**Stored data:**

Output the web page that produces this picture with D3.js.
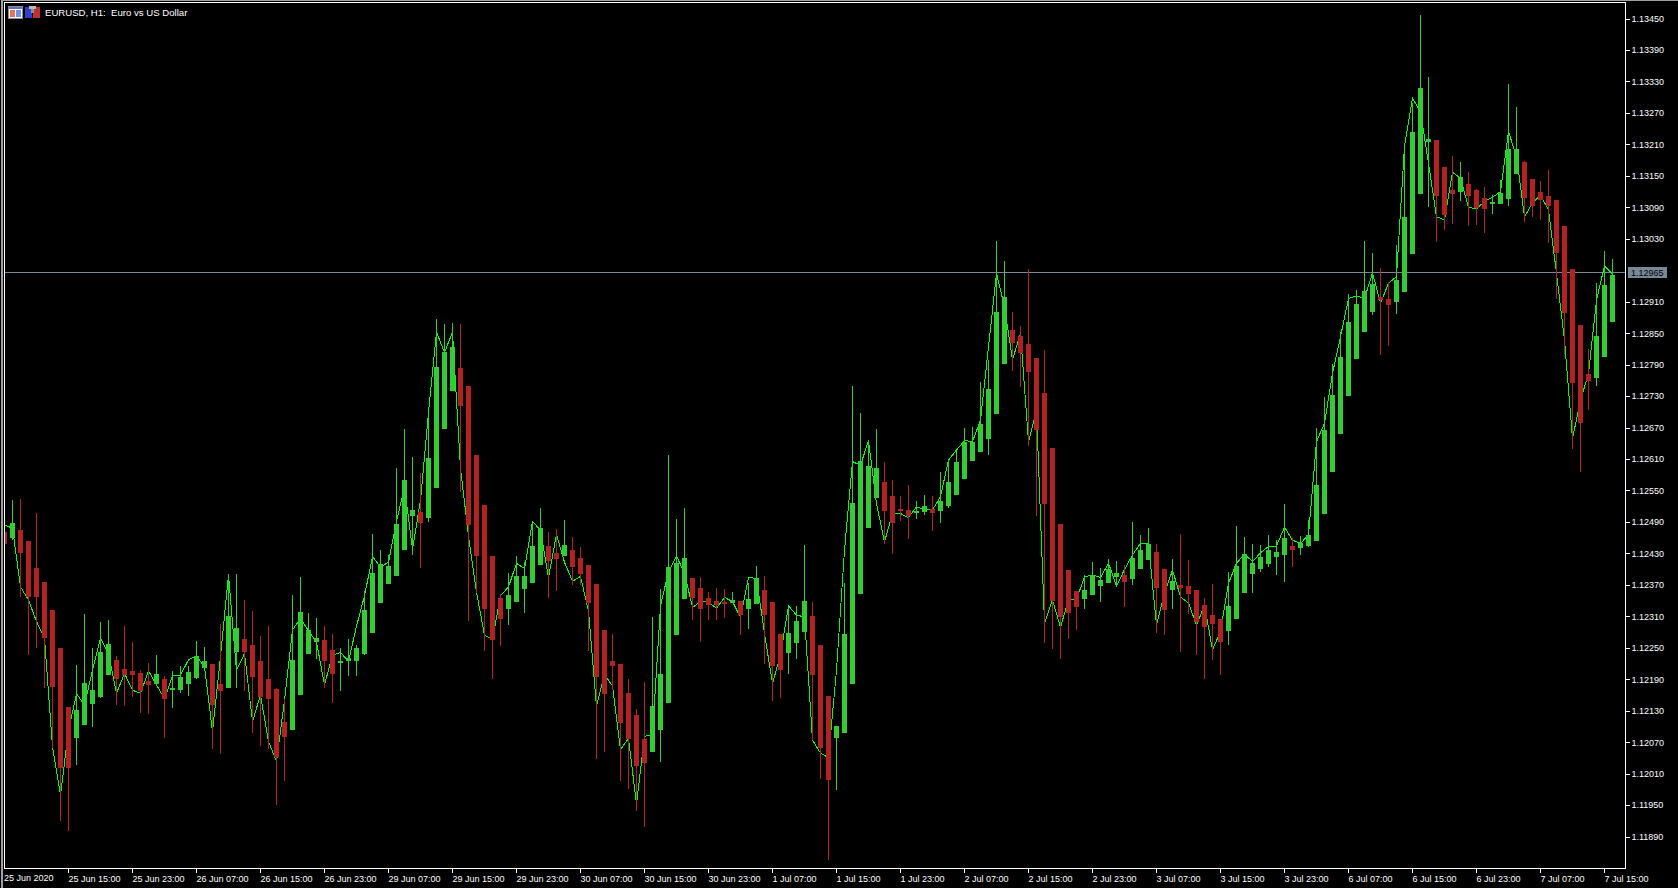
<!DOCTYPE html>
<html>
<head>
<meta charset="utf-8">
<script src="https://cdnjs.cloudflare.com/ajax/libs/d3/7.8.5/d3.min.js"></script>
<style>
html,body{margin:0;padding:0;background:#000;overflow:hidden}
svg{display:block}
text{font-family:"Liberation Sans",sans-serif;font-size:9px;fill:#fff}
</style>
</head>
<body>
<svg id="chart" width="1678" height="888"></svg>
<script>
// Prices are written in points above 1.10000 (1 point = 0.00001)
const priceBase = 1.1, pointSize = 0.00001;
const openPts = [2471,2459,2474,2453,2402,2375,2322,2249,2137,2078,
2103,2143,2156,2198,2227,2209,2206,2202,2186,2181,
2190,2169,2169,2181,2192,2211,2219,2181,2173,2242,
2267,2255,2225,2190,2171,2108,2093,2160,2238,2261,
2265,2246,2221,2224,2225,2238,2279,2336,2372,2387,
2436,2501,2509,2498,2555,2667,2739,2784,2749,2618,
2522,2424,2345,2324,2338,2362,2374,2408,2444,2431,
2424,2436,2421,2408,2372,2284,2224,2219,2164,2122,
2075,2052,2093,2145,2274,2343,2383,2364,2345,2339,
2337,2335,2339,2324,2333,2360,2337,2276,2240,2259,
2280,2310,2255,2158,2078,2087,2181,2352,2478,2535,
2566,2539,2514,2513,2507,2509,2514,2511,2520,2541,
2572,2606,2623,2648,2696,2791,2856,2844,2829,2802,
2736,2631,2486,2398,2358,2343,2351,2368,2373,2385,
2389,2381,2400,2417,2433,2400,2360,2370,2368,2360,
2331,2312,2305,2282,2305,2354,2391,2400,2410,2423,
2427,2444,2440,2444,2453,2505,2585,2658,2730,2801,
2852,2890,2919,2915,2909,2928,3000,3115,3214,3218,
3167,3123,3119,3134,3123,3108,3096,3096,3106,3153,
3176,3144,3119,3112,3104,3054,2972,2865,2772,2764,2805,2871];
const closePts = [2448,2488,2431,2347,2347,2268,2175,2021,2021,2131,
2183,2169,2242,2257,2190,2198,2198,2167,2179,2200,
2152,2173,2194,2204,2234,2225,2141,2167,2310,2288,
2242,2194,2156,2152,2042,2080,2227,2318,2284,2268,
2225,2200,2225,2231,2250,2322,2393,2410,2406,2486,
2570,2513,2488,2612,2785,2814,2824,2711,2484,2425,
2324,2265,2305,2351,2387,2387,2444,2478,2416,2419,
2446,2404,2391,2336,2195,2161,2216,2107,2076,2025,
2031,2138,2200,2404,2412,2421,2345,2324,2331,2331,
2333,2341,2312,2343,2383,2312,2215,2207,2278,2301,
2339,2198,2059,1998,2101,2276,2526,2606,2597,2593,
2511,2488,2511,2501,2511,2520,2507,2530,2566,2604,
2642,2642,2677,2743,2890,2919,2831,2812,2776,2665,
2524,2339,2309,2316,2328,2360,2389,2379,2400,2392,
2375,2421,2436,2448,2364,2322,2377,2364,2352,2299,
2290,2295,2261,2330,2406,2429,2412,2423,2436,2433,
2459,2436,2450,2465,2560,2665,2732,2804,2871,2906,
2930,2944,2913,2904,2951,3071,3234,3317,3220,3112,
3075,3115,3148,3112,3088,3087,3100,3117,3201,3201,
3108,3092,3104,3092,3003,2888,2755,2679,2759,2845,2942,2961];
const highPts = [2474,2532,2534,2453,2507,2375,2322,2249,2137,2217,
2314,2249,2299,2303,2234,2291,2261,2207,2221,2236,
2196,2206,2215,2215,2263,2251,2219,2295,2391,2391,
2341,2320,2272,2291,2173,2152,2350,2385,2316,2307,
2291,2276,2249,2267,2256,2359,2467,2436,2427,2593,
2667,2614,2584,2695,2876,2867,2870,2867,2749,2618,
2522,2424,2352,2393,2424,2413,2491,2516,2471,2476,
2494,2462,2443,2408,2372,2284,2276,2219,2191,2134,
2185,2309,2362,2617,2495,2516,2383,2385,2356,2364,
2362,2356,2339,2373,2406,2387,2337,2276,2328,2330,
2446,2337,2255,2158,2101,2373,2749,2698,2646,2667,
2604,2570,2539,2560,2530,2541,2539,2585,2610,2627,
2669,2671,2757,2799,3026,2987,2890,2864,2972,2802,
2818,2631,2486,2398,2358,2389,2413,2402,2419,2415,
2408,2490,2465,2478,2448,2400,2419,2467,2417,2360,
2345,2372,2305,2394,2482,2461,2448,2446,2465,2455,
2524,2459,2463,2494,2669,2728,2792,2852,2925,2932,
3026,3003,2974,2947,3018,3207,3288,3457,3338,3218,
3167,3188,3176,3157,3125,3129,3113,3142,3325,3281,
3178,3144,3140,3161,3104,3054,2972,2865,2820,2946,3007,2991];
const lowPts = [2443,2455,2347,2236,2249,2173,2058,1920,1900,2026,
2103,2099,2154,2198,2141,2139,2156,2125,2124,2179,
2078,2135,2164,2158,2190,2211,2057,2047,2173,2173,
2167,2087,2063,2057,1950,1996,2093,2160,2238,2228,
2173,2145,2168,2196,2196,2236,2279,2336,2372,2387,
2436,2427,2402,2490,2555,2667,2739,2547,2301,2354,
2244,2191,2254,2294,2338,2316,2374,2408,2345,2359,
2424,2370,2369,2244,2038,2052,2170,1995,1981,1938,
1908,2052,2033,2145,2274,2343,2303,2261,2303,2303,
2307,2335,2274,2286,2333,2219,2148,2154,2200,2228,
2280,2074,2000,1845,1979,2087,2181,2352,2478,2535,
2448,2429,2492,2457,2495,2503,2473,2488,2516,2541,
2572,2606,2623,2617,2696,2791,2778,2747,2635,2501,
2259,2248,2228,2267,2284,2324,2351,2337,2373,2366,
2328,2370,2400,2417,2278,2274,2324,2242,2314,2236,
2190,2227,2198,2255,2305,2354,2354,2394,2404,2389,
2375,2404,2427,2442,2453,2505,2585,2658,2730,2801,
2852,2885,2808,2825,2886,2928,3000,3115,3091,3024,
3047,3058,3102,3054,3056,3041,3077,3096,3092,3153,
3062,3071,3066,3022,2915,2810,2629,2585,2703,2749,2805,2871];
const indicatorPts = [2484,2478,2366,2341,2300,2268,2061,1969,2093,2162,
2141,2207,2268,2239,2163,2201,2169,2163,2206,2179,
2153,2196,2198,2227,2234,2214,2090,2233,2389,2207,
2239,2109,2160,2071,2033,2150,2284,2306,2282,2261,
2179,2236,2241,2224,2291,2349,2424,2404,2413,2491,
2556,2438,2531,2699,2852,2813,2852,2592,2463,2356,
2274,2266,2349,2366,2411,2401,2491,2474,2384,2466,
2413,2377,2386,2320,2138,2199,2177,2056,2077,1952,
2081,2084,2330,2395,2425,2392,2327,2338,2337,2325,
2346,2338,2308,2384,2382,2277,2182,2236,2330,2312,
2309,2074,2049,2040,2207,2436,2605,2598,2645,2525,
2452,2506,2506,2498,2519,2513,2513,2538,2608,2627,
2645,2643,2684,2824,2964,2900,2799,2850,2643,2703,
2296,2341,2289,2342,2342,2385,2389,2384,2411,2368,
2399,2427,2449,2449,2293,2354,2398,2347,2335,2293,
2331,2246,2281,2373,2411,2429,2414,2431,2443,2444,
2480,2455,2449,2465,2643,2678,2773,2843,2916,2921,
2916,2965,2907,2945,2958,3206,3298,3272,3174,3072,
3066,3157,3145,3090,3087,3101,3109,3120,3234,3187,
3072,3098,3113,3085,2964,2837,2649,2722,2773,2913,2978,2963];
const timeLabels = ["25 Jun 2020","25 Jun 15:00","25 Jun 23:00","26 Jun 07:00","26 Jun 15:00","26 Jun 23:00",
"29 Jun 07:00","29 Jun 15:00","29 Jun 23:00","30 Jun 07:00","30 Jun 15:00","30 Jun 23:00",
"1 Jul 07:00","1 Jul 15:00","1 Jul 23:00","2 Jul 07:00","2 Jul 15:00","2 Jul 23:00",
"3 Jul 07:00","3 Jul 15:00","3 Jul 23:00","6 Jul 07:00","6 Jul 15:00","6 Jul 23:00",
"7 Jul 07:00","7 Jul 15:00"];
const barsPerLabel = 8;
const priceTicks = ["1.13450","1.13390","1.13330","1.13270","1.13210","1.13150","1.13090","1.13030",
"1.12910","1.12850","1.12790","1.12730","1.12670","1.12610","1.12550","1.12490","1.12430","1.12370",
"1.12310","1.12250","1.12190","1.12130","1.12070","1.12010","1.11950","1.11890"];
const lastPrice = 1.12965;
const chartTitle = "EURUSD, H1:  Euro vs US Dollar";

const toPrice = p => priceBase + p * pointSize;
const UP = "#32CD32", DOWN = "#B22222", LINE = "#00FF00", SLATE = "#778899";
const L = 4, R = 1625, T = 2, B = 868;

const x = d3.scaleLinear().domain([0, 201]).range([4.5, 1612.5]);
const y = d3.scaleLinear().domain([1.1189, 1.1345]).range([836.5, 18.5]);
const ry = v => Math.round(y(v));

const svg = d3.select("#chart");
const defs = svg.append("defs");
defs.append("clipPath").attr("id", "plot").append("rect")
  .attr("x", L + 1).attr("y", T + 1).attr("width", R - L - 1).attr("height", B - T - 1);

// window edge
svg.append("rect").attr("x", 0).attr("y", 0).attr("width", 3).attr("height", 888).attr("fill", "#a0a0a0");
svg.append("rect").attr("x", 0).attr("y", 0).attr("width", 1678).attr("height", 1).attr("fill", "#a0a0a0");
svg.append("rect").attr("x", 0).attr("y", 0).attr("width", 1).attr("height", 888).attr("fill", "#000");

const plot = svg.append("g").attr("clip-path", "url(#plot)");

plot.append("line").attr("x1", L).attr("x2", R)
  .attr("y1", Math.floor(y(lastPrice)) + 0.5).attr("y2", Math.floor(y(lastPrice)) + 0.5)
  .attr("stroke", SLATE).attr("shape-rendering", "crispEdges");

const idx = d3.range(openPts.length);
plot.append("path")
  .attr("d", d3.line().x(i => x(i)).y(i => y(toPrice(indicatorPts[i])))(idx))
  .attr("fill", "none").attr("stroke", LINE).attr("stroke-width", 1)
  .attr("shape-rendering", "crispEdges");

const isUp = i => closePts[i] >= openPts[i];
const colour = i => isUp(i) ? UP : DOWN;
const g = plot.selectAll("g.bar").data(idx).join("g").attr("class", "bar").attr("shape-rendering", "crispEdges");
g.append("line")
  .attr("x1", i => x(i)).attr("x2", i => x(i))
  .attr("y1", i => ry(toPrice(highPts[i]))).attr("y2", i => ry(toPrice(lowPts[i])))
  .attr("stroke", colour);
g.append("rect")
  .attr("x", i => x(i) - 2.5).attr("width", 5)
  .attr("y", i => ry(toPrice(Math.max(openPts[i], closePts[i]))))
  .attr("height", i => Math.max(2, ry(toPrice(Math.min(openPts[i], closePts[i]))) - ry(toPrice(Math.max(openPts[i], closePts[i])))))
  .attr("fill", colour);

// frame
svg.append("rect").attr("x", L + 0.5).attr("y", T + 0.5).attr("width", R - L).attr("height", B - T)
  .attr("fill", "none").attr("stroke", "#fff").attr("shape-rendering", "crispEdges");

// price axis
const yAxis = d3.axisRight(y).tickValues(priceTicks.map(Number)).tickFormat((d, i) => priceTicks[i]).tickSize(4).tickPadding(2);
const ya = svg.append("g").attr("transform", `translate(${R + 0.5},0)`).call(yAxis);
ya.select(".domain").remove();
ya.selectAll("line").attr("stroke", "#fff").attr("shape-rendering", "crispEdges");

// time axis
const tickBars = timeLabels.map((_, i) => i * barsPerLabel);
const xAxis = d3.axisBottom(x).tickValues(tickBars.slice(1)).tickFormat((d, i) => timeLabels[i + 1]).tickSize(4).tickPadding(0);
const xa = svg.append("g").attr("transform", `translate(-0.5,${B + 0.5})`).call(xAxis);
xa.select(".domain").remove();
xa.selectAll("line").attr("stroke", "#fff").attr("shape-rendering", "crispEdges");
xa.selectAll("text").attr("text-anchor", "start").attr("y", 0).attr("dy", 13);
svg.append("text").attr("x", 4).attr("y", B + 13).text(timeLabels[0]);

// last price tag
svg.append("rect").attr("x", 1628).attr("y", 267).attr("width", 39).attr("height", 11).attr("fill", SLATE);
svg.append("text").attr("x", 1631).attr("y", 276).style("fill", "#000").text(lastPrice.toFixed(5));

// title with the two window icons
const ic = svg.append("g").attr("shape-rendering", "crispEdges");
ic.append("rect").attr("x", 8).attr("y", 6).attr("width", 14).attr("height", 12).attr("fill", "#fff").attr("stroke", "#8c8c8c");
ic.append("rect").attr("x", 9).attr("y", 7).attr("width", 13).attr("height", 2).attr("fill", "#5a6fc8");
ic.append("rect").attr("x", 10).attr("y", 10).attr("width", 5).attr("height", 7).attr("fill", "#e8705f");
ic.append("rect").attr("x", 16).attr("y", 10).attr("width", 5).attr("height", 7).attr("fill", "#6f93e4");
ic.append("rect").attr("x", 25).attr("y", 7).attr("width", 7).attr("height", 11).attr("fill", "#2f3fd0");
ic.append("rect").attr("x", 33).attr("y", 7).attr("width", 7).attr("height", 11).attr("fill", "#c03030");
ic.append("rect").attr("x", 29).attr("y", 6).attr("width", 7).attr("height", 3).attr("fill", "#b8b8b8");
ic.append("rect").attr("x", 31).attr("y", 9).attr("width", 3).attr("height", 4).attr("fill", "#909090");
svg.append("text").attr("x", 45).attr("y", 16).style("white-space", "pre").style("font-size", "9.6px").text(chartTitle);
</script>
</body>
</html>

**The request:** For each line in the data above that contains the string "with", extract the line.

**Solution for this problem:**
Output the web page that produces this picture with D3.js.
// title with the two window icons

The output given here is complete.